Drink-driving convictions have fallen by a third in the past five years, according to new figures.
Justice Secretary Kenny MacAskill said 5,348 people were convicted in 2010-11, compared with 8,071 in 2006-07.
The Scottish Government data was revealed in a parliamentary answer to SNP MSP Stewart Maxwell.
Mr Maxwell said: "These are positive statistics and the trend is plain for all to see - fewer people are drink or drug-driving.
"People are taking on the message that it is completely unacceptable to drive whilst under the influence of alcohol or drugs.
"It is still concerning that a high number of people have still opted to get behind the wheel whilst under the influence, posing a danger to other innocent road users.

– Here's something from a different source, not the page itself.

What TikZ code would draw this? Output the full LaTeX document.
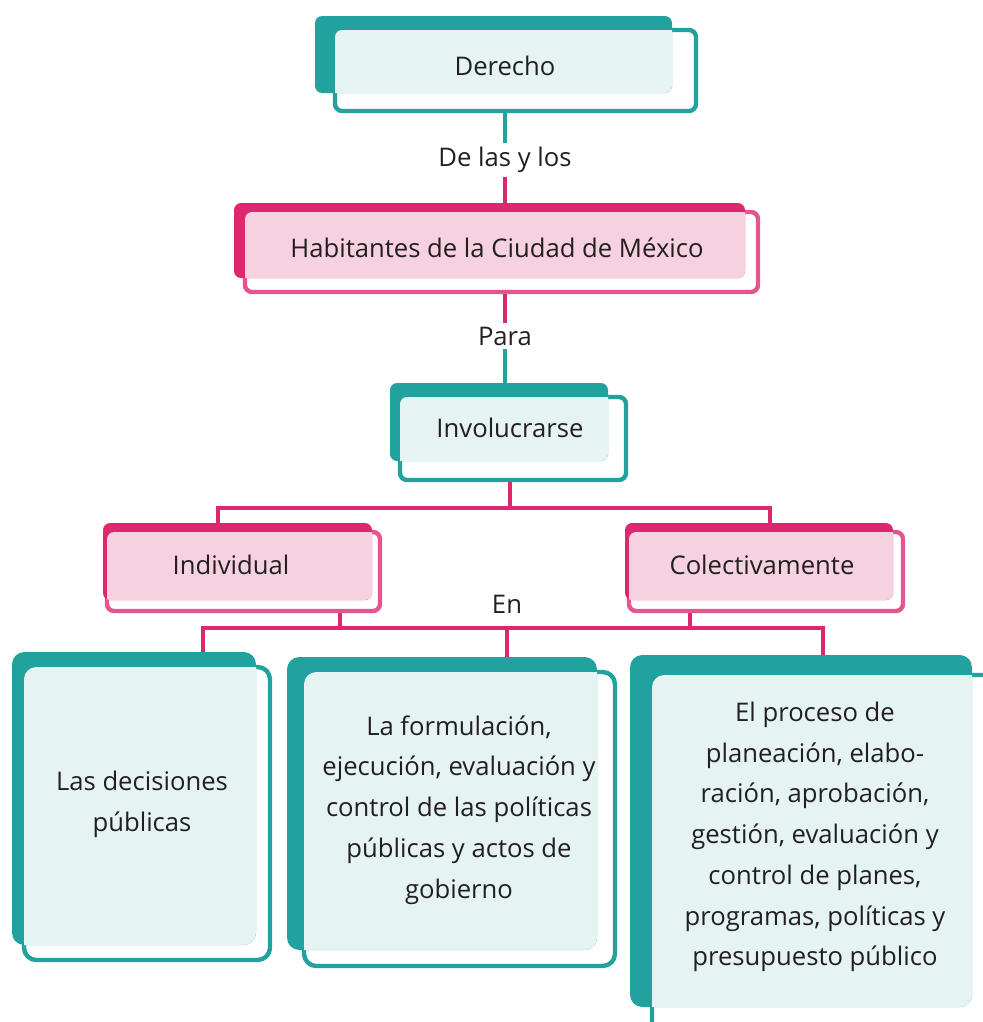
\documentclass[tikz,border=0pt]{standalone}
\usepackage{fontspec}
\setmainfont{Open Sans}
\usetikzlibrary{fit, backgrounds}

\definecolor{verdefondo}{HTML}{22A29E}
\definecolor{verdeborde}{HTML}{22A29E}
\definecolor{verdeclaro}{HTML}{E6F3F3}
\definecolor{rosafondo}{HTML}{DD2870}
\definecolor{rosaborde}{HTML}{E4558D}
\definecolor{rosaclaro}{HTML}{F6D1DF}
\definecolor{texto}{HTML}{231F20}

% caja doble: nombre, esquema, radio, fondo (x1,y1) (x2,y2), frente (x1,y1) (x2,y2)
\newcommand{\cajon}[7]{%
  \node (#1) [fit={(#6) (#7)}, inner sep=0pt, draw=#2borde, fill=white, line width=2.5pt, rounded corners=#3] {};
  \fill[#2fondo, rounded corners=#3] (#4) rectangle (#5);
  \begin{scope}
    \clip[rounded corners=#3] (#4) rectangle (#5);
    \fill[#2claro, rounded corners=#3] ([shift={(1.25pt,-1.25pt)}]#1.north west) rectangle ([shift={(-1.25pt,1.25pt)}]#1.south east);
  \end{scope}}

\begin{document}
\begin{tikzpicture}[x=0.02cm, y=-0.02cm,
    txt/.style={text=texto, font=\fontsize{14.6}{23.2}\selectfont, align=center, inner sep=0pt},
    etiqueta/.style={text=texto, font=\fontsize{14.6}{23.2}\selectfont, inner sep=2pt},
    lineaverde/.style={draw=verdefondo, line width=2.2pt},
    linearosa/.style={draw=rosafondo, line width=2.2pt}
  ]
  \useasboundingbox (0,0) rectangle (983,1022);

  % cajas
  \cajon{derecho}{verde}{4pt}{315,16}{672,93}{335,30}{696,111}
  \cajon{habitantes}{rosa}{4pt}{234,203}{745,278}{245,212}{758,292}
  \cajon{involucrarse}{verde}{4pt}{390,383}{608,461}{400,397}{626,480}
  \cajon{individual}{rosa}{4pt}{103,523}{372,600}{107,532}{380,611}
  \cajon{colectiva}{rosa}{4pt}{625,523}{893,600}{629,532}{903,611}
  \cajon{decisiones}{verde}{7pt}{12,652}{256,945}{24,667}{270,960}
  \cajon{formulacion}{verde}{7pt}{287,657}{597,950}{304,672}{615,966}
  \cajon{proceso}{verde}{7pt}{630,655}{972,1007}{652,675}{1000,1035}

  % textos
  \node (derechotxt) [txt] at (505,66) {Derecho};
  \node (habtxt) [txt] at (497,248) {Habitantes de la Ciudad de México};
  \node (involtxt) [txt] at (510,428) {Involucrarse};
  \node (indtxt) [txt] at (231,565) {Individual};
  \node (coltxt) [txt] at (762,565) {Colectivamente};
  \node (dectxt) [txt] at (142,804) {Las decisiones\\públicas};
  \node (formtxt) [txt] at (459,810) {La formulación,\\ejecución, evaluación y\\control de las políticas\\públicas y actos de\\gobierno};
  \node (proctxt) [txt] at (815,837) {El proceso de\\planeación, elabo-\\ración, aprobación,\\gestión, evaluación y\\control de planes,\\programas, políticas y\\presupuesto público};

  % etiquetas
  \node (delas) [etiqueta] at (505,160) {De las y los};
  \node (para) [etiqueta] at (505,336) {Para};
  \node (en) [etiqueta] at (507,604) {En};

  \coordinate (subeInv) at (510,508);
  \coordinate (ramaAizq) at (218,508);
  \coordinate (ramaAder) at (770,508);
  \coordinate (ramaBizq) at (203,628);
  \coordinate (ramaBder) at (823,628);
  \coordinate (bajaI) at (340,628);
  \coordinate (bajaC) at (690,628);
  \coordinate (bajaF) at (507,628);

  \begin{scope}[on background layer]
    \draw[lineaverde] (derecho.south -| delas) -- (delas.north);
    \draw[linearosa] (delas.south) -- (habitantes.north -| delas);
    \draw[linearosa] (habitantes.south -| para) -- (para.north);
    \draw[lineaverde] (para.south) -- (involucrarse.north -| para);
    \draw[linearosa] (involucrarse.south -| subeInv) -- (subeInv);
    \draw[linearosa] (individual.north -| ramaAizq) -- (ramaAizq) -- (ramaAder) -- (colectiva.north -| ramaAder);
    \draw[linearosa] (individual.south -| bajaI) -- (bajaI);
    \draw[linearosa] (colectiva.south -| bajaC) -- (bajaC);
    \draw[linearosa] (decisiones.north -| ramaBizq) -- (ramaBizq) -- (ramaBder) -- (proceso.north -| ramaBder);
    \draw[linearosa] (bajaF) -- (formulacion.north -| bajaF);
  \end{scope}
\end{tikzpicture}
\end{document}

"But these figures are testament to the hard work of our police officers who are helping make our roads safer by taking a tough stance on drink-drug drivers."
The Justice Secretary has said proposals to lower the limit from 80mg of alcohol per 100ml of blood to 50mg will be brought forward later this year "with a view to the change taking effect as soon as possible".
Mr Maxwell said he is backing the move to lower drink-drive limits by a third, bringing them into line with most of Europe.
He said: "Any measure that will make our roads safer is to be welcomed. Drink-driving is blamed for 39 deaths and 170 serious injuries a year on Scotland's roads. That is why the SNP supports moves to lower drink-drive limits."